_The problem_
Repeat all of the material below exactly as written, images excluded.

━━━━━ Information supplied

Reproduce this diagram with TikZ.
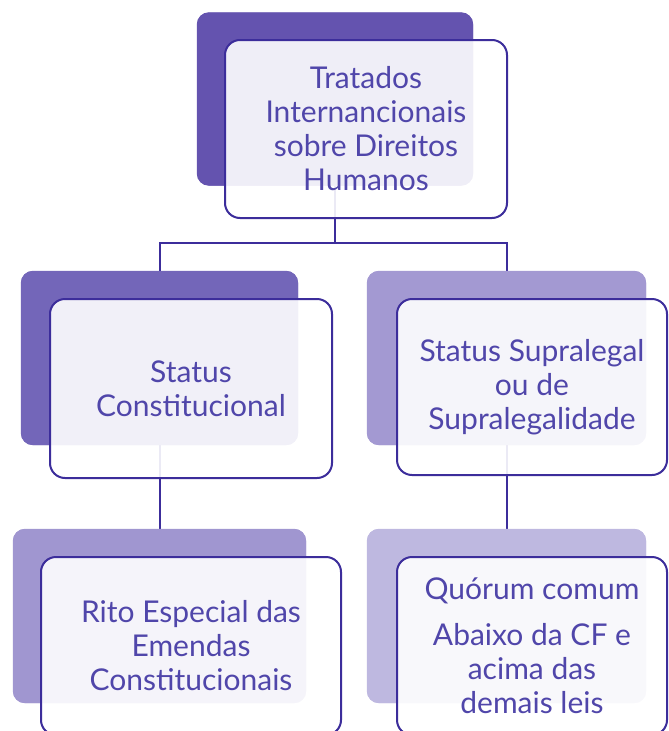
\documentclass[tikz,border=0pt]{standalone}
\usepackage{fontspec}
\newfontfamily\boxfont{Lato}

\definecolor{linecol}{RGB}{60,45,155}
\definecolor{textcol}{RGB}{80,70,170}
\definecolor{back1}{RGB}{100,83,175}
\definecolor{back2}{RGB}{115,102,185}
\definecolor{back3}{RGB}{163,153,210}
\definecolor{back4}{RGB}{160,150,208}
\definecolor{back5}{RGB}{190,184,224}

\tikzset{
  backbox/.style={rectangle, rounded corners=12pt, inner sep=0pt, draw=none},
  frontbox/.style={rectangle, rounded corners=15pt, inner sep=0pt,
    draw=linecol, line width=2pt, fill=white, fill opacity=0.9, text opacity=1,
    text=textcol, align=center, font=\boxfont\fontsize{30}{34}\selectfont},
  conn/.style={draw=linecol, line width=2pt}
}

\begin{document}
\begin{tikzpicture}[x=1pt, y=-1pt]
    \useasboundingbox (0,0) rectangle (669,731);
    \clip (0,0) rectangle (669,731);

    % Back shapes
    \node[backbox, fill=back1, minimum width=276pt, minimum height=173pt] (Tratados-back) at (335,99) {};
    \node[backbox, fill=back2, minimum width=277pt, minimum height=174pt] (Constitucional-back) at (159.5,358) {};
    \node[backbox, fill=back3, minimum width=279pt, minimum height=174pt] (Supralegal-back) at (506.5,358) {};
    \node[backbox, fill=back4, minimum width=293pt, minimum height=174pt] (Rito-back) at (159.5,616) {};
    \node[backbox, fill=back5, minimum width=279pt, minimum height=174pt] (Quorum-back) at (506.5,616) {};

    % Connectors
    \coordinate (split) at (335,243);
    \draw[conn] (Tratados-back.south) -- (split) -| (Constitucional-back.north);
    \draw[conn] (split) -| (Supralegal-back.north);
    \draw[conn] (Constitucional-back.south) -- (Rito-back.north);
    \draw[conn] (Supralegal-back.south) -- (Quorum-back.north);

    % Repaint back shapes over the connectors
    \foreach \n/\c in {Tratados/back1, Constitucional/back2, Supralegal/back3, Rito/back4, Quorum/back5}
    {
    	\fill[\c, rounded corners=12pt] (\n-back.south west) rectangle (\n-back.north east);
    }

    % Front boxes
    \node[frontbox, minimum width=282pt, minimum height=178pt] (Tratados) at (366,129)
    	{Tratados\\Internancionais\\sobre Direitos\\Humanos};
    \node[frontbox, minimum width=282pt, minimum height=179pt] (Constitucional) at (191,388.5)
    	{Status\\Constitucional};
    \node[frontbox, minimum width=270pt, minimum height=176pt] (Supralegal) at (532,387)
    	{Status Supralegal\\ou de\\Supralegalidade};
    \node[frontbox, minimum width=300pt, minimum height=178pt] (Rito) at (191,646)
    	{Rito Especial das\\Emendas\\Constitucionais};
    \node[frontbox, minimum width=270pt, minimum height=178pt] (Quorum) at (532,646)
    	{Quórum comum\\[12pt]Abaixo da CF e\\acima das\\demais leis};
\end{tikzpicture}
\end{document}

━━━━━━━━━━

_Result_
Reproduce this diagram with TikZ.
\documentclass[tikz,border=0pt]{standalone}
\usepackage{fontspec}
\newfontfamily\boxfont{Lato}

\definecolor{linecol}{RGB}{60,45,155}
\definecolor{textcol}{RGB}{80,70,170}
\definecolor{back1}{RGB}{100,83,175}
\definecolor{back2}{RGB}{115,102,185}
\definecolor{back3}{RGB}{163,153,210}
\definecolor{back4}{RGB}{160,150,208}
\definecolor{back5}{RGB}{190,184,224}

\tikzset{
  backbox/.style={rectangle, rounded corners=12pt, inner sep=0pt, draw=none},
  frontbox/.style={rectangle, rounded corners=15pt, inner sep=0pt,
    draw=linecol, line width=2pt, fill=white, fill opacity=0.9, text opacity=1,
    text=textcol, align=center, font=\boxfont\fontsize{30}{34}\selectfont},
  conn/.style={draw=linecol, line width=2pt}
}

\begin{document}
\begin{tikzpicture}[x=1pt, y=-1pt]
    \useasboundingbox (0,0) rectangle (669,731);
    \clip (0,0) rectangle (669,731);

    % Back shapes
    \node[backbox, fill=back1, minimum width=276pt, minimum height=173pt] (Tratados-back) at (335,99) {};
    \node[backbox, fill=back2, minimum width=277pt, minimum height=174pt] (Constitucional-back) at (159.5,358) {};
    \node[backbox, fill=back3, minimum width=279pt, minimum height=174pt] (Supralegal-back) at (506.5,358) {};
    \node[backbox, fill=back4, minimum width=293pt, minimum height=174pt] (Rito-back) at (159.5,616) {};
    \node[backbox, fill=back5, minimum width=279pt, minimum height=174pt] (Quorum-back) at (506.5,616) {};

    % Connectors
    \coordinate (split) at (335,243);
    \draw[conn] (Tratados-back.south) -- (split) -| (Constitucional-back.north);
    \draw[conn] (split) -| (Supralegal-back.north);
    \draw[conn] (Constitucional-back.south) -- (Rito-back.north);
    \draw[conn] (Supralegal-back.south) -- (Quorum-back.north);

    % Repaint back shapes over the connectors
    \foreach \n/\c in {Tratados/back1, Constitucional/back2, Supralegal/back3, Rito/back4, Quorum/back5}
    {
    	\fill[\c, rounded corners=12pt] (\n-back.south west) rectangle (\n-back.north east);
    }

    % Front boxes
    \node[frontbox, minimum width=282pt, minimum height=178pt] (Tratados) at (366,129)
    	{Tratados\\Internancionais\\sobre Direitos\\Humanos};
    \node[frontbox, minimum width=282pt, minimum height=179pt] (Constitucional) at (191,388.5)
    	{Status\\Constitucional};
    \node[frontbox, minimum width=270pt, minimum height=176pt] (Supralegal) at (532,387)
    	{Status Supralegal\\ou de\\Supralegalidade};
    \node[frontbox, minimum width=300pt, minimum height=178pt] (Rito) at (191,646)
    	{Rito Especial das\\Emendas\\Constitucionais};
    \node[frontbox, minimum width=270pt, minimum height=178pt] (Quorum) at (532,646)
    	{Quórum comum\\[12pt]Abaixo da CF e\\acima das\\demais leis};
\end{tikzpicture}
\end{document}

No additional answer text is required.